Monday, October 3, 2011

No, No, No, No, No......No.......

No,no,no,no,no,no.....
Such a naive American I am!
“Put your garbage in the barrel and we’ll haul it off for you.”
Sure. Great. No prob. Sounds just like back home.
Then on Saturday I’m whistling, ho-humming in the kitchen, and I look out the window.... ‘Hmmm.   Looks like the momma has my barrel.  Wonder where she’s taking it?
Out the back porch.  Yep, OK.   But where are you going now, momma?  Whoa. Are you not paying attention where you’re going?
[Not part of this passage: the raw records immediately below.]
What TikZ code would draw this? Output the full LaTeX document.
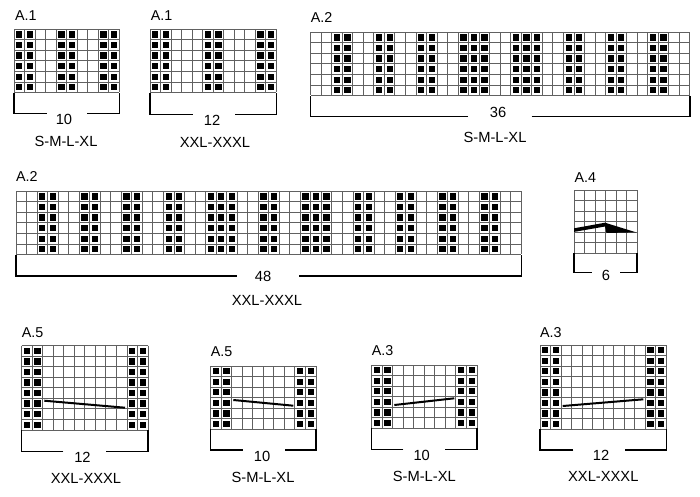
\documentclass[tikz,border=0pt]{standalone}
\usepackage{fontspec}
\setmainfont{Liberation Sans}
\newcommand{\kcell}{10.53}
% grid: x, y (top-left), cols, rows
\newcommand{\kgrid}[4]{%
  \foreach \i in {0,...,#3}{\draw[gridl] ({#1+\i*\kcell},#2) -- ++(0,{#4*\kcell});}
  \foreach \j in {0,...,#4}{\draw[gridl] (#1,{#2+\j*\kcell}) -- ++({#3*\kcell},0);}
}
% filled stitches: x, y, rows, list of columns
\newcommand{\kfill}[4]{%
  \foreach \c in {#4}{\foreach \r in {1,...,#3}{%
    \fill[black] ({#1+(\c-1)*\kcell+2.1},{#2+(\r-1)*\kcell+2.1}) rectangle ++(6.3,6.3);}}
}
% bracket: xl, xr, ytop, ybot, gap left, gap right
\newcommand{\kbrack}[6]{%
  \draw[brk] (#5,#4) -- (#1,#4) -- (#1,#3);
  \draw[brk] (#6,#4) -- (#2,#4) -- (#2,#3);
}
\begin{document}
\begin{tikzpicture}[x=1pt,y=-1pt,
  gridl/.style={draw=black!62,line width=0.9pt},
  brk/.style={draw=black,line width=1.5pt,line join=miter},
  ttl/.style={anchor=west,inner sep=0pt,font=\fontsize{14.3}{14.3}\selectfont},
  lbl/.style={inner sep=0pt,font=\fontsize{14.7}{14.7}\selectfont},
  diag/.style={draw=black,line width=2pt}]
\useasboundingbox (0,0) rectangle (700,496);
\fill[white] (0,0) rectangle (700,496);

% ---- A.1 S-M-L-XL
\kfill{14}{29.3}{6}{1,2,5,6,9,10}
\kgrid{14}{29.3}{10}{6}
\kbrack{14}{119.3}{92.5}{113.3}{46.7}{87.3}
\node[ttl] (t1) at (15,16) {A.1};
\node[lbl] (n1) at (64,119) {10};
\node[lbl] (s1) at (66,141) {S-M-L-XL};

% ---- A.1 XXL-XXXL
\kfill{150}{29.3}{6}{1,2,6,7,11,12}
\kgrid{150}{29.3}{12}{6}
\kbrack{150}{276.4}{92.5}{114.3}{192.7}{235}
\node[ttl] (t2) at (150.7,15.5) {A.1};
\node[lbl] (n2) at (212,120) {12};
\node[lbl] (s2) at (215,142.5) {XXL-XXXL};

% ---- A.2 S-M-L-XL
\kfill{310.7}{32.3}{6}{3,4,7,8,11,12,15,16,17,20,21,22,25,26,29,30,33,34}
\kgrid{310.7}{32.3}{36}{6}
\kbrack{310.7}{689.8}{95.5}{116.7}{468}{531.7}
\node[ttl] (t3) at (310.7,18) {A.2};
\node[lbl] (n3) at (498,112.7) {36};
\node[lbl] (s3) at (495,137.5) {S-M-L-XL};

% ---- A.2 XXL-XXXL
\kfill{16}{191.3}{6}{3,4,7,8,11,12,15,16,19,20,21,24,25,28,29,30,33,34,37,38,41,42,45,46}
\kgrid{16}{191.3}{48}{6}
\kbrack{16}{521.4}{254.5}{276}{236.7}{299.3}
\node[ttl] (t4) at (16,177) {A.2};
\node[lbl] (n4) at (263,276) {48};
\node[lbl] (s4) at (267,300.5) {XXL-XXXL};

% ---- A.4
\kgrid{574}{190}{6}{6}
\fill[black] (574,228.3) -- (605,222.7) -- (636,232.3) -- (606.5,233) -- (605,226.5) -- (574,231.9) -- cycle;
\kbrack{574}{637.2}{253.2}{272.7}{591.7}{620}
\node[ttl] (t5) at (574.3,178) {A.4};
\node[lbl] (n5) at (606,275.7) {6};

% ---- A.5 XXL-XXXL
\kfill{21.7}{345.7}{8}{1,2,11,12}
\kgrid{21.7}{345.7}{12}{8}
\draw[diag] (44.3,400.7) -- (125,407.7);
\kbrack{21.7}{148}{429.9}{451.7}{63.3}{106}
\node[ttl] (t6) at (21.7,333) {A.5};
\node[lbl] (n6) at (82.5,457.7) {12};
\node[lbl] (s6) at (86,478) {XXL-XXXL};

% ---- A.5 S-M-L-XL
\kfill{210.7}{366}{6}{1,2,9,10}
\kgrid{210.7}{366}{10}{6}
\draw[diag] (233.3,400) -- (293.3,405.7);
\kbrack{210.7}{316}{429.2}{450}{242.7}{285}
\node[ttl] (t7) at (210.7,352) {A.5};
\node[lbl] (n7) at (262,456) {10};
\node[lbl] (s7) at (263,477.5) {S-M-L-XL};

% ---- A.3 S-M-L-XL
\kfill{371.7}{365}{6}{1,2,9,10}
\kgrid{371.7}{365}{10}{6}
\draw[diag] (394.3,405) -- (454.3,398.3);
\kbrack{371.7}{477}{428.2}{449.3}{403.3}{445}
\node[ttl] (t8) at (371.7,351) {A.3};
\node[lbl] (n8) at (421.7,455) {10};
\node[lbl] (s8) at (424.3,476.7) {S-M-L-XL};

% ---- A.3 XXL-XXXL
\kfill{540}{345}{8}{1,2,11,12}
\kgrid{540}{345}{12}{8}
\draw[diag] (562.7,406) -- (643.3,399.3);
\kbrack{540}{666.4}{429.2}{450}{573.3}{625}
\node[ttl] (t9) at (540,333) {A.3};
\node[lbl] (n9) at (601,455.7) {12};
\node[lbl] (s9) at (603.3,476.7) {XXL-XXXL};
\end{tikzpicture}
\end{document}
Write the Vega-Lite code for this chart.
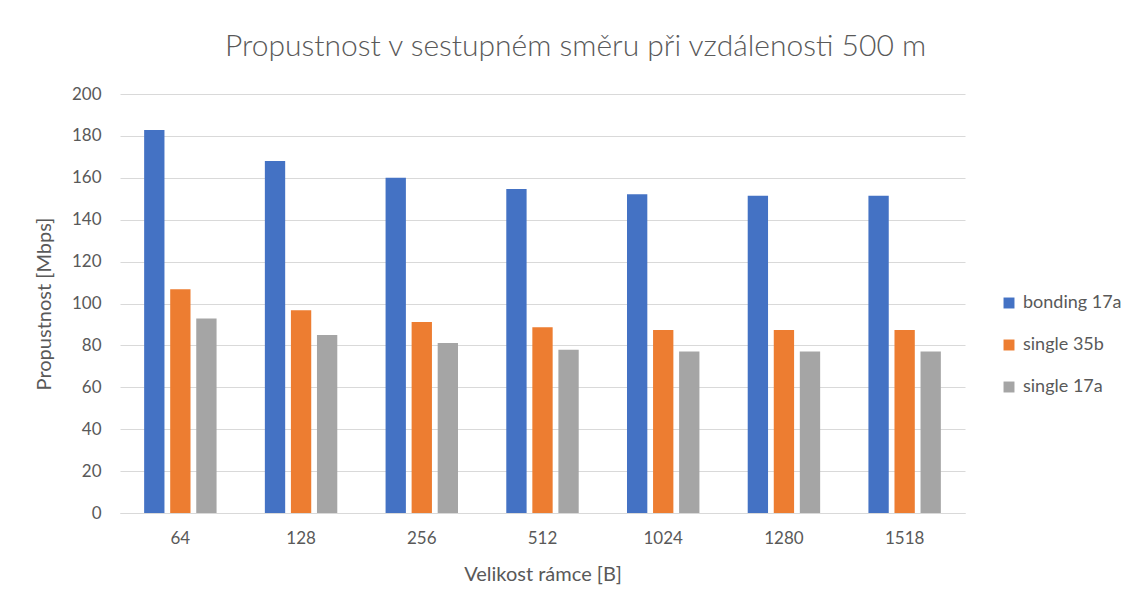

There’s nothing but ocean out that way.  You wouldn’t.....I mean, you couldn’t.....Ohhhhhhhh...... no,no,no,no,no,no!’

Every fiber in my being just shouted in opposition as she dumped my garbage into the ocean.   
Wow!  I couldn’t even fathom it.  
Wrong on so many levels.  Kids swim, right there!   I swim, right there!  My kids will swim, right there!  
I watch my plastic bottles floating... thinking I’m going to throw up.  Just up the beach I watch another man dump what looks like his latrine.  This beautiful, blue ocean.  To me it’s something to respect and to preserve.  But here, it’s the sanitation department.  And it's not that they don't respect it.  There's just nothing else in place.  There isn't another way.

I have an immediate flash back to when I was a kid.  I was working for my uncle Marvin on his pig farm, and we were driving home from the feed store.  He’d bought me a Coke.  It was a hot day, and it was nice and cold.  I popped off the tab as we scooted down the highway.  I threw the tab out the window, and looked at my uncle.  He just smiled at me.   ‘Wow.  Can’t believe he got me a Coke.  This from the man who’d told me just a few days before that if God meant us to drink Coke, he’d have made it rain Coke.’  
On we drove for about another 10th of a mile, and then the pickup began to slow.  He edged over to the side of the road, and turned off the ignition.   Then he took a big, deep sigh and just stared at me like he was waiting for something,
“What? Somethin’ wrong?”
“Nope. Just waitin’ on you.”
“For what?”
“To pick up that pop tab.”
“Ha!” I laughed.  Funny.  Good one.
He didn’t say a word.  He just stared at me.
“Are you serious?! That was like a quarter-mile back!”
“I know how far back it was.  Go on now.  I’ll be here waitin’ for ya.”
I remember cussing and kicking the dirt for what felt like a quarter mile there and a quarter mile back.  I was bone dry, sweating and hot by the time I’d found it and come back.  I got into cab of the truck, showed him the shiny tab, and he said to me, 
“Alright then.”  
The ignition turned over and once again we began to scoot down the road.   My Coke was warm.  I was mad. And until my dying day I’ll never forget that life-lesson.
So, here we are in Haiti, 25 odd years later, and I just saw more garbage thrown out on account of me than in all of those 25 years put together. 
Today, there are two young men in my yard.  They are looking for work, and I’ve given it to them.  They have pick axes and shovels, and muscles.  They are building me a burn pit.  It will be 8 x 8 and about 5 feet deep, and as Haitians always do, they’ve already thought about where the water will flow in the rainy season.  They’ve already planned for that.  They’ve even thought about wind direction.  


I wonder if they think it’s silly.  But then again, I don’t really care.  I don't think it's something I'll be able to change....littering is just not going to be ok.
What would be nice for the village would be to build an incinerator.   Is it a necessity? Depends on who you ask.  Ask me, and the answer would be a resounding Yes. Ask a Haitian, and they’ll tell you it’s the only way they know.
Like my friend Shane said, “What do you expect them to do with that empty bottle, hang it up in their room?  It’s not like they have an option.  What else will they do with it?  There’s no recycling agency.  There isn’t any sanitation department.  There’s nowhere for them to take it.”
Does an incinerator save them?  Certainly not.  It’s just one more need on a very long list of needs.